— DIRECTIONS FOR THIS TASK —
Every line below is to be copied exactly, with the pictures left out.

— SUPPLIED INFORMATION —
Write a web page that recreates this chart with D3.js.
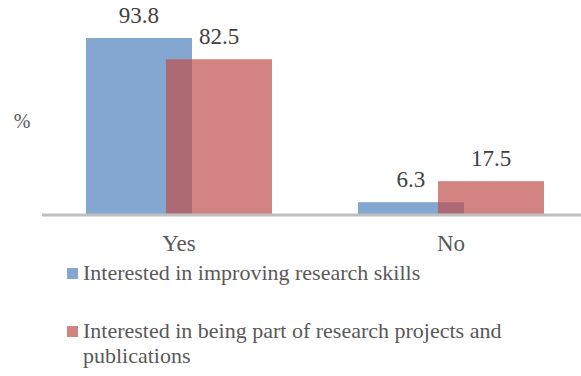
<!DOCTYPE html>
<html>
<head>
<meta charset="utf-8">
<title>Interest in research</title>
<script src="https://cdn.jsdelivr.net/npm/d3@7"></script>
</head>
<body style="margin:0;background:#fff">
<div id="wrap"></div>
<script>
const barColors = ["#4f81bd", "#c0504d"];
const groups = ["Yes", "No"];
const improvingSkills = [93.8, 6.3];
const researchProjects = [82.5, 17.5];
const legendLabels = [
  ["Interested in improving research skills"],
  ["Interested in being part of research projects and", "publications"]
];

const W = 581, H = 376;
const axisY = 214;

const svg = d3.select("#wrap").append("svg")
  .attr("width", W)
  .attr("height", H)
  .style("display", "block");

const x = d3.scaleBand()
  .domain(groups)
  .range([43, 587])
  .paddingInner(0.316)
  .paddingOuter(0.158);

const y = d3.scaleLinear().domain([0, 100]).range([axisY, 26.4]);

const bw = x.bandwidth() * 106 / 186;
const shift = d3.scaleLinear().domain([0, 1]).range([0, x.bandwidth() - bw]);

function serif(sel, size, fill) {
  sel.attr("font-family", "Times New Roman")
    .style("font-family", "\"Times New Roman\", \"Liberation Serif\"")
    .attr("font-size", size)
    .style("font-size", size + "px")
    .attr("fill", fill);
}

[improvingSkills, researchProjects].forEach((vals, si) => {
  const rows = groups.map((c, i) => ({ cat: c, value: vals[i] }));
  const g = svg.append("g");
  g.selectAll("rect")
    .data(rows)
    .join("rect")
    .attr("x", d => x(d.cat) + shift(si))
    .attr("y", d => y(d.value))
    .attr("width", bw)
    .attr("height", d => axisY - y(d.value))
    .attr("fill", barColors[si])
    .attr("fill-opacity", 0.7);

  g.selectAll("text")
    .data(rows)
    .join("text")
    .attr("x", d => x(d.cat) + shift(si) + bw / 2)
    .attr("y", d => y(d.value) - 15)
    .attr("text-anchor", "middle")
    .call(serif, 23, "#404040")
    .text(d => d.value.toFixed(1));
});

svg.append("line")
  .attr("x1", 42).attr("x2", W)
  .attr("y1", axisY + 1).attr("y2", axisY + 1)
  .attr("stroke", "#bfbfbf")
  .attr("stroke-width", 3);

svg.selectAll("text.cat")
  .data(groups)
  .join("text")
  .attr("class", "cat")
  .attr("x", d => x(d) + x.bandwidth() / 2)
  .attr("y", 251)
  .attr("text-anchor", "middle")
  .call(serif, 23, "#595959")
  .text(d => d);

svg.append("text")
  .attr("x", 22)
  .attr("y", 128)
  .attr("text-anchor", "middle")
  .call(serif, 20, "#595959")
  .text("%");

const legendY = [280, 338];
legendLabels.forEach((lines, i) => {
  svg.append("rect")
    .attr("x", 67)
    .attr("y", legendY[i] - 12)
    .attr("width", 11)
    .attr("height", 11)
    .attr("fill", barColors[i])
    .attr("fill-opacity", 0.7);

  const t = svg.append("text")
    .attr("x", 83)
    .attr("y", legendY[i])
    .call(serif, 22, "#595959");
  lines.forEach((line, j) => {
    t.append("tspan")
      .attr("x", 83)
      .attr("dy", j === 0 ? 0 : 25)
      .text(line);
  });
});
</script>
</body>
</html>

— FINISHED ANSWER —
Write a web page that recreates this chart with D3.js.
<!DOCTYPE html>
<html>
<head>
<meta charset="utf-8">
<title>Interest in research</title>
<script src="https://cdn.jsdelivr.net/npm/d3@7"></script>
</head>
<body style="margin:0;background:#fff">
<div id="wrap"></div>
<script>
const barColors = ["#4f81bd", "#c0504d"];
const groups = ["Yes", "No"];
const improvingSkills = [93.8, 6.3];
const researchProjects = [82.5, 17.5];
const legendLabels = [
  ["Interested in improving research skills"],
  ["Interested in being part of research projects and", "publications"]
];

const W = 581, H = 376;
const axisY = 214;

const svg = d3.select("#wrap").append("svg")
  .attr("width", W)
  .attr("height", H)
  .style("display", "block");

const x = d3.scaleBand()
  .domain(groups)
  .range([43, 587])
  .paddingInner(0.316)
  .paddingOuter(0.158);

const y = d3.scaleLinear().domain([0, 100]).range([axisY, 26.4]);

const bw = x.bandwidth() * 106 / 186;
const shift = d3.scaleLinear().domain([0, 1]).range([0, x.bandwidth() - bw]);

function serif(sel, size, fill) {
  sel.attr("font-family", "Times New Roman")
    .style("font-family", "\"Times New Roman\", \"Liberation Serif\"")
    .attr("font-size", size)
    .style("font-size", size + "px")
    .attr("fill", fill);
}

[improvingSkills, researchProjects].forEach((vals, si) => {
  const rows = groups.map((c, i) => ({ cat: c, value: vals[i] }));
  const g = svg.append("g");
  g.selectAll("rect")
    .data(rows)
    .join("rect")
    .attr("x", d => x(d.cat) + shift(si))
    .attr("y", d => y(d.value))
    .attr("width", bw)
    .attr("height", d => axisY - y(d.value))
    .attr("fill", barColors[si])
    .attr("fill-opacity", 0.7);

  g.selectAll("text")
    .data(rows)
    .join("text")
    .attr("x", d => x(d.cat) + shift(si) + bw / 2)
    .attr("y", d => y(d.value) - 15)
    .attr("text-anchor", "middle")
    .call(serif, 23, "#404040")
    .text(d => d.value.toFixed(1));
});

svg.append("line")
  .attr("x1", 42).attr("x2", W)
  .attr("y1", axisY + 1).attr("y2", axisY + 1)
  .attr("stroke", "#bfbfbf")
  .attr("stroke-width", 3);

svg.selectAll("text.cat")
  .data(groups)
  .join("text")
  .attr("class", "cat")
  .attr("x", d => x(d) + x.bandwidth() / 2)
  .attr("y", 251)
  .attr("text-anchor", "middle")
  .call(serif, 23, "#595959")
  .text(d => d);

svg.append("text")
  .attr("x", 22)
  .attr("y", 128)
  .attr("text-anchor", "middle")
  .call(serif, 20, "#595959")
  .text("%");

const legendY = [280, 338];
legendLabels.forEach((lines, i) => {
  svg.append("rect")
    .attr("x", 67)
    .attr("y", legendY[i] - 12)
    .attr("width", 11)
    .attr("height", 11)
    .attr("fill", barColors[i])
    .attr("fill-opacity", 0.7);

  const t = svg.append("text")
    .attr("x", 83)
    .attr("y", legendY[i])
    .call(serif, 22, "#595959");
  lines.forEach((line, j) => {
    t.append("tspan")
      .attr("x", 83)
      .attr("dy", j === 0 ? 0 : 25)
      .text(line);
  });
});
</script>
</body>
</html>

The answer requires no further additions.